• Digital Direct

    Federal employees are leaving but hiring is shrinking, too

    For years Washington, DC has been besieged with multiple calls to cut the size of government.

    For years Washington, DC has been besieged with multiple calls to cut the size of government. A recent Partnership for Public Service report using data from the Office of Personnel Management showed that the number of employees leaving federal employment are almost as high as the lack of federal hiring.

    Federal hiring goes south
    A recent Washington Post story described how the entire workforce in the federal government has been declining precipitously since 2011 after major growth during the first Obama Administration. However, the number of federal workers is still larger than it was during the Bush presidency. This is causing concern among civil service staffers who are fearful that governmental agencies won't be able to provide quality service to the ever-increasing United States populace with the smaller staffing contingents.

    Who's leaving?
    According to the OPM, in 2008, 83,000 people left the employ of the federal government. Last year the number was 114,000. That's a 37 percent uptick in departures, and the number of hires has fallen to 77,000 from a high of 140,000 in 2009. Many factors were given for the losses. Baby boomer retirement, layoffs, resignations and death led the reasons for the numbers with retirements topping all of them at 54 percent. Resignations were next at 34 percent of workers who went back into the private sector for work.

    Not surprisingly, during the end of the economic downturn, in the first Obama Administration resignations and retirements dropped as workers were reluctant to leave a secure government position during times of uncertainty.

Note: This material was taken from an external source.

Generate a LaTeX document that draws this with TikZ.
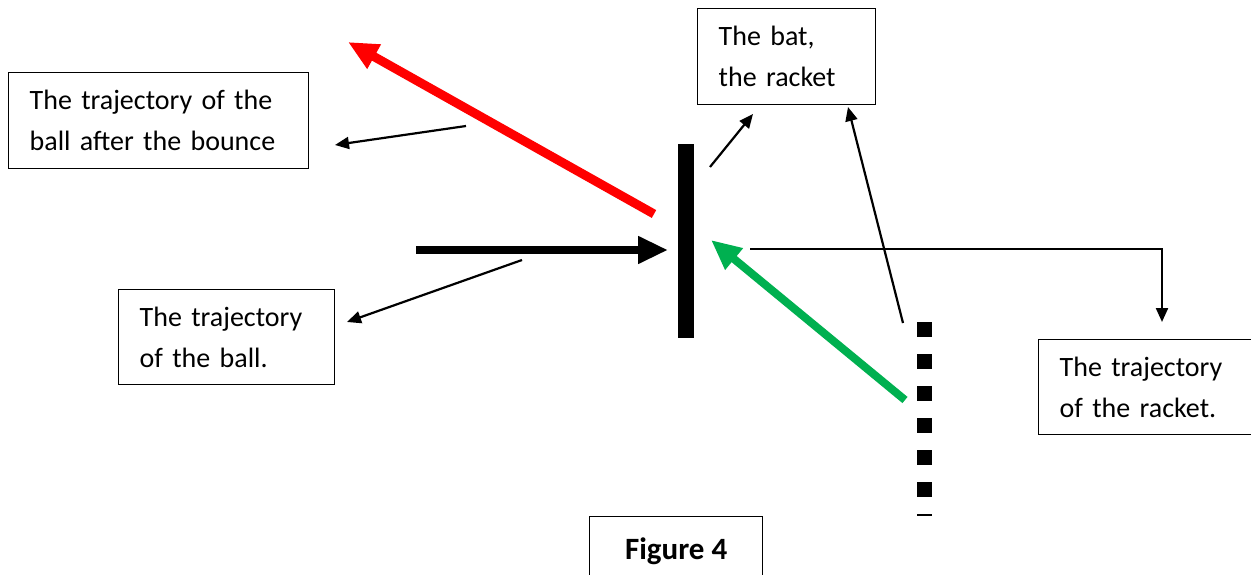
\documentclass[tikz,border=0pt]{standalone}
\usepackage{fontspec}
\setmainfont{Carlito}
\usetikzlibrary{arrows.meta}
\begin{document}
\begin{tikzpicture}[x=1pt,y=-1pt,
  box/.style={draw,line width=1.4pt,anchor=north west,inner xsep=21pt,inner ysep=0pt,
    align=left,font=\fontsize{28}{41}\selectfont},
  thin/.style={line width=2.2pt,-{Triangle[length=14pt,width=12pt]}},
  thick/.style={line width=#1,-{Triangle[length=30pt,width=26pt]}}]
\useasboundingbox (0,0) rectangle (1251,575);
% boxes
\node[box,minimum width=300pt,minimum height=96pt,text width=258pt] (bounce) at (8,72)
  {The trajectory of the\\ball after the bounce};
\node[box,minimum width=216pt,minimum height=95pt,text width=174pt] (ball) at (118,289)
  {The trajectory\\of the ball.};
\node[box,minimum width=178pt,minimum height=96pt,text width=136pt] (bat) at (697,8)
  {The bat,\\the racket};
\node[box,minimum width=240pt,minimum height=95pt,text width=198pt] (racket) at (1038,339)
  {The trajectory\\of the racket.};
\node[draw,line width=1.4pt,anchor=north west,minimum width=173pt,minimum height=70pt,
  font=\fontsize{31}{36}\selectfont\bfseries] (fig) at (589,516) {Figure 4};
% bat (racket)
\fill (678,144) rectangle (694,338);
% racket trajectory (dashed squares)
\coordinate (dtop) at (924.5,322);
\coordinate (dbot) at (924.5,516);
\draw[line width=15pt,dash pattern=on 15pt off 17pt] (dtop) -- (dbot);
% thick arrows
\coordinate (incs) at (416,250);
\coordinate (ince) at (668,250);
\draw[thick=8pt] (incs) -- (ince);
\coordinate (reds) at (654,214);
\coordinate (rede) at (348,42);
\draw[thick=9pt,red] (reds) -- (rede);
\coordinate (grs) at (905,400);
\coordinate (gre) at (711,240);
\draw[thick=8pt,color={rgb,255:red,0;green,176;blue,80}] (grs) -- (gre);
% thin leader arrows
\coordinate (l1) at (466,126);
\coordinate (l1e) at (335,145);
\draw[thin] (l1) -- (l1e);
\coordinate (l2) at (522,260);
\coordinate (l2e) at (347,322);
\draw[thin] (l2) -- (l2e);
\coordinate (l3) at (710,167);
\coordinate (l3e) at (753,114);
\draw[thin] (l3) -- (l3e);
\coordinate (l4) at (903,323);
\coordinate (l4e) at (848,107);
\draw[thin] (l4) -- (l4e);
\coordinate (l5) at (750,249);
\coordinate (l5e) at (1162,322);
\draw[thin] (l5) -| (l5e);
\end{tikzpicture}
\end{document}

    Currently, the fed is bracing for even more departures. Aging baby boomers who stayed with the government during the downturn are now feeling better about the economy and opting to leave the workforce in waves, said the Post. Federal officials are hopeful the fall will bring a new round of applicants for the positions sitting empty in the nation's capital.

    While there's been no word on the effect the departures are having on the operation of governmental agencies, more federal resources are being used for cloud technology, mobile applications and social media. There's also no word on when or if the government will be hiring, but IT workers should check out the federal job sites if they are looking for work. The government is expanding into many areas, and they need all the technological help they can get in order to make certain the best talent available is running the vital parts of agency life. Damage to company infrastructure can be time-consuming and costly. Damage to governmental operational protocols could be disastrous.